It's likely we will see a return to hydrogen peroxide as a propellant. Creating it from water ice is possible with vacuum distillation. It's not quite as effective per kilo than other propellants, but it's one of the easier ones to create in-situ. You just need to import silver from Earth (perhaps other catalysts exist too). I can imagine deep space vessels having their own small hydrogen peroxide refinery onboard, and carrying a giant chunk of ice. No need to wrap it all in metals, just attach the spacecraft to a large ice block and let it convert the ice to fuel as needed.

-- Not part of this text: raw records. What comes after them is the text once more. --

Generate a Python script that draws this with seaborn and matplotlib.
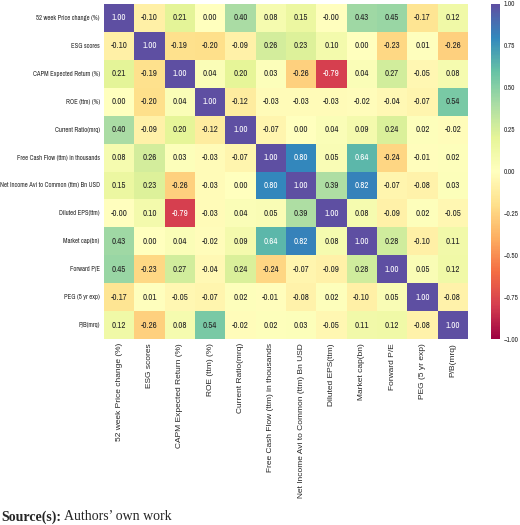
import numpy as np
import pandas as pd
import matplotlib
matplotlib.use("Agg")
import matplotlib.pyplot as plt
import seaborn as sns

labels = [
    "52 week Price change (%)",
    "ESG scores",
    "CAPM Expected Return (%)",
    "ROE (ttm) (%)",
    "Current Ratio(mrq)",
    "Free Cash Flow (ttm) in thousands",
    "Net Income Avi to Common (ttm) Bn USD",
    "Diluted EPS(ttm)",
    "Market cap(bn)",
    "Forward P/E",
    "PEG (5 yr exp)",
    "P/B(mrq)",
]

# correlation values (-0.001 prints as -0.00)
row_price = [1.00, -0.10, 0.21, 0.00, 0.40, 0.08, 0.15, -0.001, 0.43, 0.45, -0.17, 0.12]
row_esg = [-0.10, 1.00, -0.19, -0.20, -0.09, 0.26, 0.23, 0.10, 0.00, -0.23, 0.01, -0.26]
row_capm = [0.21, -0.19, 1.00, 0.04, 0.20, 0.03, -0.26, -0.79, 0.04, 0.27, -0.05, 0.08]
row_roe = [0.00, -0.20, 0.04, 1.00, -0.12, -0.03, -0.03, -0.03, -0.02, -0.04, -0.07, 0.54]
row_current = [0.40, -0.09, 0.20, -0.12, 1.00, -0.07, 0.00, 0.04, 0.09, 0.24, 0.02, -0.02]
row_fcf = [0.08, 0.26, 0.03, -0.03, -0.07, 1.00, 0.80, 0.05, 0.64, -0.24, -0.01, 0.02]
row_netinc = [0.15, 0.23, -0.26, -0.03, 0.00, 0.80, 1.00, 0.39, 0.82, -0.07, -0.08, 0.03]
row_eps = [-0.001, 0.10, -0.79, -0.03, 0.04, 0.05, 0.39, 1.00, 0.08, -0.09, 0.02, -0.05]
row_mcap = [0.43, 0.00, 0.04, -0.02, 0.09, 0.64, 0.82, 0.08, 1.00, 0.28, -0.10, 0.11]
row_fpe = [0.45, -0.23, 0.27, -0.04, 0.24, -0.24, -0.07, -0.09, 0.28, 1.00, 0.05, 0.12]
row_peg = [-0.17, 0.01, -0.05, -0.07, 0.02, -0.01, -0.08, 0.02, -0.10, 0.05, 1.00, -0.08]
row_pb = [0.12, -0.26, 0.08, 0.54, -0.02, 0.02, 0.03, -0.05, 0.11, 0.12, -0.08, 1.00]

corr = pd.DataFrame(
    [row_price, row_esg, row_capm, row_roe, row_current, row_fcf,
     row_netinc, row_eps, row_mcap, row_fpe, row_peg, row_pb],
    index=labels, columns=labels,
)

cbar_ticks = [-1.0, -0.75, -0.5, -0.25, 0.0, 0.25, 0.5, 0.75, 1.0]

# narrow faces first, the original picture is horizontally squeezed
narrow = ["Liberation Sans Narrow", "Arial Narrow", "Archivo Narrow",
          "Roboto Condensed", "Liberation Sans", "DejaVu Sans"]

sns.set_style("white")
plt.rcParams["font.family"] = narrow

fig = plt.figure(figsize=(5.2, 5.25), dpi=100)
ax = fig.add_axes([104 / 520, 1 - 339 / 525, 364 / 520, 335 / 525])
cax = fig.add_axes([491 / 520, 1 - 339 / 525, 9 / 520, 335 / 525])

sns.heatmap(corr, ax=ax, cbar_ax=cax, cmap="Spectral", vmin=-1, vmax=1,
            annot=True, fmt=".2f", annot_kws={"size": 6.4})

ax.tick_params(axis="both", length=0, pad=3)
ax.set_yticklabels(labels, rotation=0, fontsize=5.2)
ax.set_xticklabels(labels, rotation=90, fontsize=6,
                   family=["Liberation Sans", "DejaVu Sans"])
cax.set_yticks(cbar_ticks)
cax.set_yticklabels([f"{v:.2f}".replace("-", "\u2212") for v in cbar_ticks])
cax.tick_params(labelsize=5.2, length=0, pad=3)

# shrink the row labels if the face found is too wide for the left margin
fig.canvas.draw()
left_px = min(t.get_window_extent().x0 for t in ax.get_yticklabels())
if left_px < 1:
    widest = max(t.get_window_extent().width for t in ax.get_yticklabels())
    scale = (widest + left_px - 1) / widest
    for t in ax.get_yticklabels():
        t.set_fontsize(5.2 * scale)

y_src = 1 - 517 / 525
t1 = fig.text(0.002, y_src, "Source(s):", family="Liberation Serif",
              fontweight="bold", fontsize=10, va="center", ha="left")
fig.canvas.draw()
bb = t1.get_window_extent()
fig.text((bb.x1 + 3) / 520, y_src, "Authors\u2019 own work",
         family="Liberation Serif", fontsize=10, va="center", ha="left")

fig.savefig("out.png", dpi=100)
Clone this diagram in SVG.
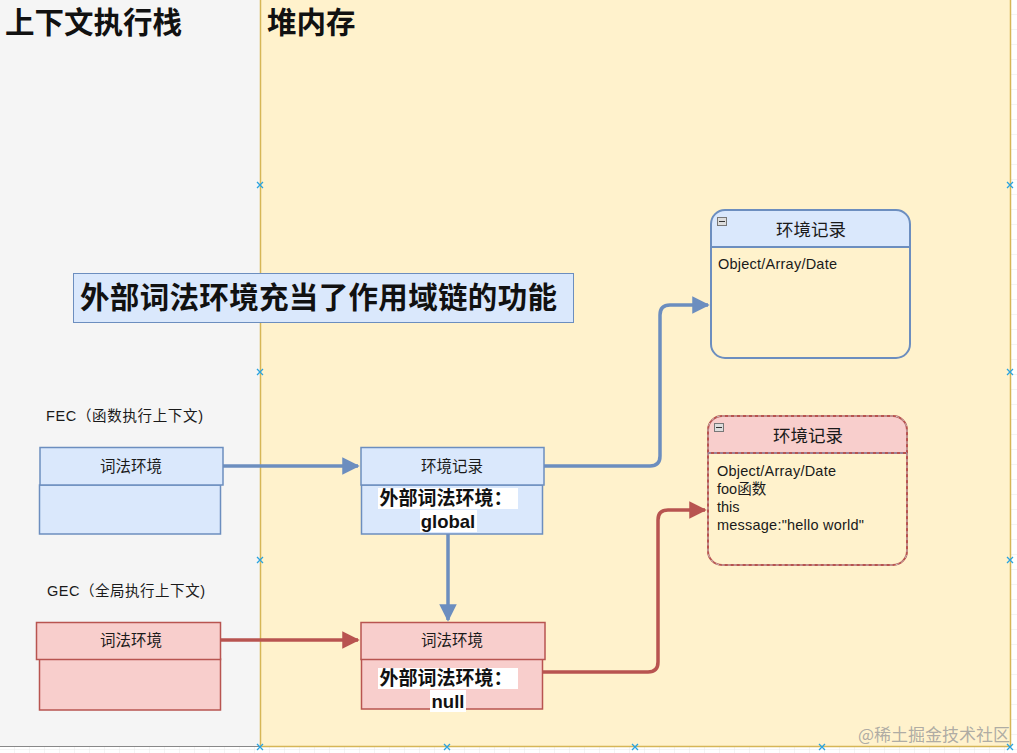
<svg xmlns="http://www.w3.org/2000/svg" width="1017" height="753" viewBox="0 0 1017 753">
<defs>
<style>
.t{font-family:"Liberation Sans","Noto Sans CJK SC",sans-serif;fill:#1a1a1a}
.b{font-weight:bold;fill:#111}
.blue{fill:#dae8fc;stroke:#6c8ebf;stroke-width:1.5}
.red{fill:#f8cecc;stroke:#b85450;stroke-width:1.5}
.cb{fill:none;stroke:#6c8ebf;stroke-width:3.5}
.cr{fill:none;stroke:#b85450;stroke-width:3.5}
.h{stroke:#29a3e0;stroke-width:1.3}
</style>
<marker id="ab" viewBox="0 0 10 10" refX="9" refY="5" markerWidth="5" markerHeight="5" orient="auto" markerUnits="strokeWidth"><path d="M0,0 L10,5 L0,10 z" fill="#6c8ebf"/></marker>
<marker id="ar" viewBox="0 0 10 10" refX="9" refY="5" markerWidth="5" markerHeight="5" orient="auto" markerUnits="strokeWidth"><path d="M0,0 L10,5 L0,10 z" fill="#b85450"/></marker>
<pattern id="grid" width="15" height="15" patternUnits="userSpaceOnUse"><path d="M15,0 V15 M0,15 H15" stroke="#e8e8e8" stroke-width="1" fill="none"/></pattern>
</defs>
<rect width="1017" height="753" fill="#fff"/>
<rect width="1017" height="753" fill="url(#grid)"/>
<g id="stack-panel">
<rect x="0" y="0" width="260" height="746" fill="#f5f5f5"/>
<line x1="0" y1="746.5" x2="260" y2="746.5" stroke="#888" stroke-width="1"/>
<text class="t b" x="5" y="33" font-size="29.5">上下文执行栈</text>
</g>
<g id="heap-panel">
<rect x="260.5" y="-2" width="750" height="748.5" fill="#fff2cc" stroke="#d6b656" stroke-width="1.5"/>
<text class="t b" x="267" y="33" font-size="29.5">堆内存</text>
</g>
<g id="banner">
<rect x="73.5" y="273.5" width="500" height="49" fill="#dae8fc" stroke="#6c8ebf"/>
<text class="t b" x="80" y="308" font-size="29.5" textLength="477">外部词法环境充当了作用域链的功能</text>
</g>
<g id="fec-label"><text class="t" x="46" y="421" font-size="14.5" textLength="157">FEC（函数执行上下文)</text></g>
<g id="fec">
<rect class="blue" x="39.5" y="485" width="181" height="49"/>
<rect class="blue" x="40" y="447.5" width="183" height="37.5"/>
<text class="t" x="131" y="471.5" font-size="15.5" text-anchor="middle">词法环境</text>
</g>
<g id="gec-label"><text class="t" x="47" y="596" font-size="14.5" textLength="158">GEC（全局执行上下文)</text></g>
<g id="gec">
<rect class="red" x="39.5" y="659" width="181" height="51"/>
<rect class="red" x="36.5" y="622.5" width="184" height="37"/>
<text class="t" x="131" y="646" font-size="15.5" text-anchor="middle">词法环境</text>
</g>
<g id="fec-record">
<rect class="blue" x="361.5" y="485" width="181" height="49"/>
<rect class="blue" x="361" y="447.5" width="183" height="37.5"/>
<text class="t" x="452" y="471.5" font-size="15.5" text-anchor="middle">环境记录</text>
<rect x="378" y="488" width="140" height="21" fill="#fff"/>
<rect x="420" y="510" width="57" height="22" fill="#fff"/>
<text class="t b" x="446" y="505" font-size="19" text-anchor="middle">外部词法环境：</text>
<text class="t b" x="448" y="528" font-size="18.5" text-anchor="middle">global</text>
</g>
<g id="gec-record">
<rect class="red" x="361.5" y="659" width="181" height="50"/>
<rect class="red" x="361" y="622.5" width="184" height="37"/>
<text class="t" x="452" y="646" font-size="15.5" text-anchor="middle">词法环境</text>
<rect x="378" y="668" width="140" height="21" fill="#fff"/>
<rect x="430" y="690" width="36" height="22" fill="#fff"/>
<text class="t b" x="446" y="685" font-size="19" text-anchor="middle">外部词法环境：</text>
<text class="t b" x="448" y="708" font-size="18.5" text-anchor="middle">null</text>
</g>
<g id="heap-record-1">
<path d="M711,247 V224 Q711,210 725,210 H896 Q910,210 910,224 V247 Z" fill="#dae8fc"/>
<rect x="711" y="210" width="199" height="148" rx="14" fill="none" stroke="#6c8ebf" stroke-width="2"/>
<line x1="711" y1="247" x2="910" y2="247" stroke="#6c8ebf" stroke-width="2"/>
<rect x="717.5" y="217.5" width="9" height="8" fill="#ddd" stroke="#777"/>
<line x1="719" y1="221.5" x2="725" y2="221.5" stroke="#333"/>
<text class="t" x="811" y="236" font-size="17.5" text-anchor="middle">环境记录</text>
<text class="t" x="718" y="269" font-size="14.5" textLength="119">Object/Array/Date</text>
</g>
<g id="heap-record-2">
<path d="M708,453 V430 Q708,416 722,416 H893 Q907,416 907,430 V453 Z" fill="#f8cecc"/>
<rect x="708" y="416" width="199" height="149" rx="14" fill="none" stroke="#b85450" stroke-width="2"/>
<rect x="708" y="416" width="199" height="149" rx="14" fill="none" stroke="#c8c8c8" stroke-width="1" stroke-dasharray="3 3"/>
<line x1="708" y1="453" x2="907" y2="453" stroke="#b85450" stroke-width="2"/>
<line x1="708" y1="453" x2="907" y2="453" stroke="#7fb0e0" stroke-width="1" stroke-dasharray="3 3"/>
<rect x="714.5" y="423.5" width="9" height="8" fill="#ddd" stroke="#777"/>
<line x1="716" y1="427.5" x2="722" y2="427.5" stroke="#333"/>
<text class="t" x="808" y="442" font-size="17.5" text-anchor="middle">环境记录</text>
<text class="t" x="717" y="476" font-size="14.5" textLength="119">Object/Array/Date</text>
<text class="t" x="717" y="494" font-size="14.5">foo函数</text>
<text class="t" x="717" y="512" font-size="14.5">this</text>
<text class="t" x="717" y="530" font-size="14.5" textLength="147">message:"hello world"</text>
</g>
<g id="connectors">
<path class="cb" d="M223,466 H358" marker-end="url(#ab)"/>
<path class="cb" d="M544,466 H650 Q660,466 660,456 V315 Q660,305 670,305 H708" marker-end="url(#ab)"/>
<path class="cb" d="M448,534 V620" marker-end="url(#ab)"/>
<path class="cr" d="M220,640 H358" marker-end="url(#ar)"/>
<path class="cr" d="M542,672 H648 Q658,672 658,662 V520 Q658,510 668,510 H705" marker-end="url(#ar)"/>
</g>
<g id="handles">
<path class="h" d="M257,182 l6,6 M263,182 l-6,6 M257,369 l6,6 M263,369 l-6,6 M257,557 l6,6 M263,557 l-6,6 M257,744 l6,6 M263,744 l-6,6 M1007,182 l6,6 M1013,182 l-6,6 M1007,369 l6,6 M1013,369 l-6,6 M1007,557 l6,6 M1013,557 l-6,6 M1007,744 l6,6 M1013,744 l-6,6 M444,744 l6,6 M450,744 l-6,6 M632,744 l6,6 M638,744 l-6,6 M819,744 l6,6 M825,744 l-6,6"/>
</g>
<g id="watermark"><text x="1010" y="741" font-size="17" text-anchor="end" font-family="'Noto Sans CJK SC',sans-serif" fill="#999" fill-opacity="0.8">@稀土掘金技术社区</text></g>
</svg>
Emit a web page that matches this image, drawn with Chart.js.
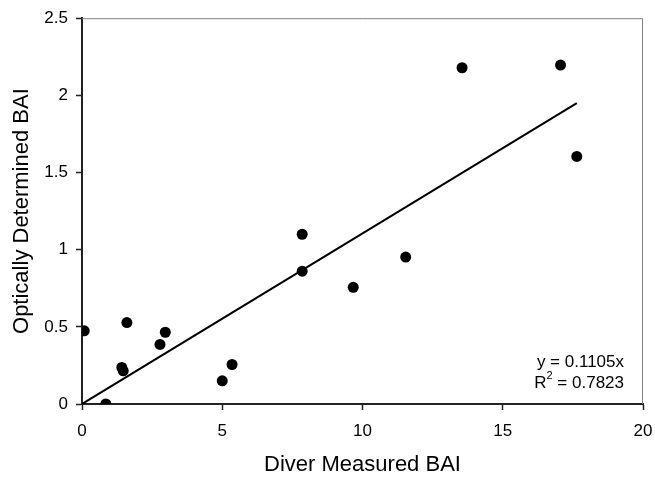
<!DOCTYPE html>
<html>
<head>
<meta charset="utf-8">
<script src="https://cdn.jsdelivr.net/npm/chart.js@4.4.0/dist/chart.umd.min.js"></script>
<style>
  html, body { margin: 0; padding: 0; background: #fff; }
  #wrap { width: 655px; height: 479px; }
</style>
</head>
<body>
<div id="wrap"><canvas id="baiChart"></canvas></div>
<script>
// diver vs optical BAI measurements
const diverBAI   = [0.08, 0.85, 1.60, 1.42, 1.47, 2.78, 2.97, 5.00, 5.35, 7.85, 7.85, 9.67, 11.54, 13.55, 17.06, 17.64];
const opticalBAI = [0.474, 0.0, 0.528, 0.237, 0.215, 0.386, 0.465, 0.15, 0.256, 1.10, 0.861, 0.756, 0.952, 2.179, 2.196, 1.604];

// linear fit through the origin
const slope = 0.1105;
const rSquared = 0.7823;

const xTicks = [0, 5, 10, 15, 20];
const yTicks = [0, 0.5, 1, 1.5, 2, 2.5];

const FONT = "'Liberation Sans', Arial, sans-serif";

const points = diverBAI.map((x, i) => ({ x: x, y: opticalBAI[i] }));
const xEnd = Math.max(...diverBAI);
const fitLine = [{ x: 0, y: 0 }, { x: xEnd, y: slope * xEnd }];

// grey frame on the top and right of the plot area
const frame = {
    id: 'frame',
    afterDraw(chart) {
        const { ctx, chartArea: a } = chart;
        ctx.save();
        ctx.strokeStyle = '#808080';
        ctx.lineWidth = 1;
        ctx.beginPath();
        ctx.moveTo(a.left, a.top + 0.5);
        ctx.lineTo(a.right - 0.5, a.top + 0.5);
        ctx.lineTo(a.right - 0.5, a.bottom);
        ctx.stroke();
        ctx.restore();
    }
};

// regression equation in the lower right corner
const equation = {
    id: 'equation',
    afterDraw(chart) {
        const { ctx, chartArea: a } = chart;
        const right = a.right - 19;
        ctx.save();
        ctx.fillStyle = '#000';
        ctx.textBaseline = 'middle';
        ctx.font = '17px ' + FONT;
        ctx.textAlign = 'right';
        ctx.fillText('y = ' + slope + 'x', right, a.bottom - 42);

        const rest = ' = ' + rSquared;
        const wRest = ctx.measureText(rest).width;
        ctx.font = '11px ' + FONT;
        const wSup = ctx.measureText('2').width;
        ctx.font = '17px ' + FONT;
        const wR = ctx.measureText('R').width;
        const y2 = a.bottom - 21;
        ctx.textAlign = 'left';
        let x = right - wRest - wSup - wR;
        ctx.fillText('R', x, y2);
        x += wR;
        ctx.font = '11px ' + FONT;
        ctx.fillText('2', x, y2 - 7);
        x += wSup;
        ctx.font = '17px ' + FONT;
        ctx.fillText(rest, x, y2);
        ctx.restore();
    }
};

function axisGrid() {
    return {
        display: true,
        drawOnChartArea: false,
        drawTicks: true,
        tickLength: 6,
        tickWidth: 1.5,
        color: '#222'
    };
}

Chart.defaults.font.family = FONT;
Chart.defaults.color = '#000';

const ctx = document.getElementById('baiChart').getContext('2d');
new Chart(ctx, {
    type: 'scatter',
    data: {
        datasets: [
            {
                label: 'BAI',
                data: points,
                backgroundColor: '#000',
                borderColor: '#000',
                borderWidth: 0,
                pointRadius: 5.5,
                order: 0
            },
            {
                label: 'Linear fit',
                data: fitLine,
                showLine: true,
                borderColor: '#000',
                borderWidth: 2,
                pointRadius: 0,
                fill: false,
                order: 1
            }
        ]
    },
    options: {
        responsive: true,
        maintainAspectRatio: false,
        animation: false,
        layout: { padding: { left: 0, top: 17, right: 12, bottom: 0 } },
        plugins: {
            legend: { display: false },
            tooltip: { enabled: false }
        },
        scales: {
            x: {
                type: 'linear',
                min: 0,
                max: 20,
                afterBuildTicks: (s) => { s.ticks = xTicks.map(v => ({ value: v })); },
                afterFit: (s) => {
                    s.height = 75;
                    s.paddingLeft = 0;
                    s.paddingRight = 0;
                },
                grid: axisGrid(),
                border: { display: true, color: '#222', width: 2 },
                ticks: {
                    font: { size: 17 },
                    padding: 11,
                    maxRotation: 0,
                    callback: (v) => String(v)
                },
                title: {
                    display: true,
                    text: 'Diver Measured BAI',
                    font: { size: 22 },
                    padding: { top: 0, bottom: 1 }
                }
            },
            y: {
                type: 'linear',
                min: 0,
                max: 2.5,
                afterBuildTicks: (s) => { s.ticks = yTicks.map(v => ({ value: v })); },
                afterFit: (s) => { s.width = 82; },
                grid: axisGrid(),
                border: { display: true, color: '#222', width: 2 },
                ticks: {
                    font: { size: 17 },
                    padding: 8,
                    callback: (v) => String(v)
                },
                title: {
                    display: true,
                    text: 'Optically Determined BAI',
                    font: { size: 22 },
                    padding: { top: 9, bottom: 0 }
                }
            }
        }
    },
    plugins: [frame, equation]
});
</script>
</body>
</html>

Regarding metal structures, vacuum-deposition techniques lend themselves well to creating lumpy, sphericalish pressure vessels, where a custom balloon would be inflated and then coated in a mist of metal particles to build up the form. Using this technique in vacuum, zero-g environments isn't very well researched afaik so lots of speculation on what may emerge. I doubt there is any need for aerodynamic shapes, and even cylinders are more difficult and less efficient to construct than inflated spheres and blobs. See https://worldbuilding.stackexchange.com/questions/180460/would-inflating-hot-spheres-of-metal-be-a-viable-zero-g-vacuum-ship-building-te for some more discussion on forging and construction in space. It's not impossible to construct flat sheet metal and build craft out of it, but with a suitable mold you might possibly just deposit the metal right into the final form, skipping sheet metal and welding entirely.
There is little need for exact symmetry. If you put a gimballed engine under, and stick RCS thrusters around, it's quite possible to control any odd-shaped spacecraft. The symmetry you see in todays spacecraft is entirely due to aerodynamics, manufacturing processes, and structural strength. Little to none of this applies for spaceship created in space, so it's quite likely you'll see bulbous pressurized compartments, with a bunch of stuff stuck on, seemingly randomly, all around the outside. The deeper into space you go the colder it gets, so expect a good degree of thermal blankets wrapping the ship.
It's not likely that ships will experience intense g-forces (unless maybe going to and from the surface of Mars), so spindly, thin structures will be possible. Radiators, antennae, delicate instrumentation and solar panels could stick out at all kinds of angles, although use of solar panels isn't super practical at the asteroid belt and further, at least with todays efficiencies.